Updated on May 13, 2010

What is Extended Rear Facing?

Most parents know that the law for a child to stay rear facing is 1 year and 20 pounds. You are not legally allowed to turn your child forward until that time. However, it is now being suggested as 2 years and 30 pounds or longer. This is called Extended Rear Facing (ERF).

What is Extended Rear Facing all about?

I had no clue what this was until I joined a website made just for moms. This is a heated debate. I know that with my son, I could not wait until he was one year and 20 pounds. He screamed from 10 months on whenever he was put into the car seat. Once he met the minimum requirements, he was turned around. I never knew about ERF. New research now shows that children that ERF to two years old are 5 times safer than a forward facing child.

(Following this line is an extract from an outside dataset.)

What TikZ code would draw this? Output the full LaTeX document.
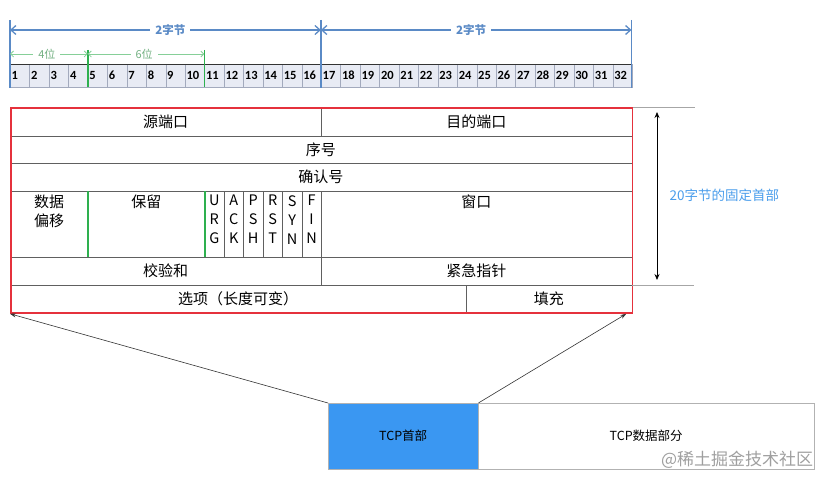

Advocates for ERF have valid points. Their main focus, keeping their babies alive. If you look at the statistics for car crashes, you will notice that a large amount of crashes occur to the front of the vehicle rather than the back of the vehicle. Rear ended crashes only account for 4% of crashes. When a child is forward facing, it puts a lot of pressure on the neck. Having an accident with a child forward facing (FF) puts the child at risk for paralysis due to their neck possibly snapping. FF children sit up at a 30 degree angle. A rear facing child faces 45 degree angle. Just the degree that a child is facing at can add more of an impact in a crash.

There are more statistics, but this is a quick overview of what ERF is. I hope that each parent will do their own research and do what is best for their family.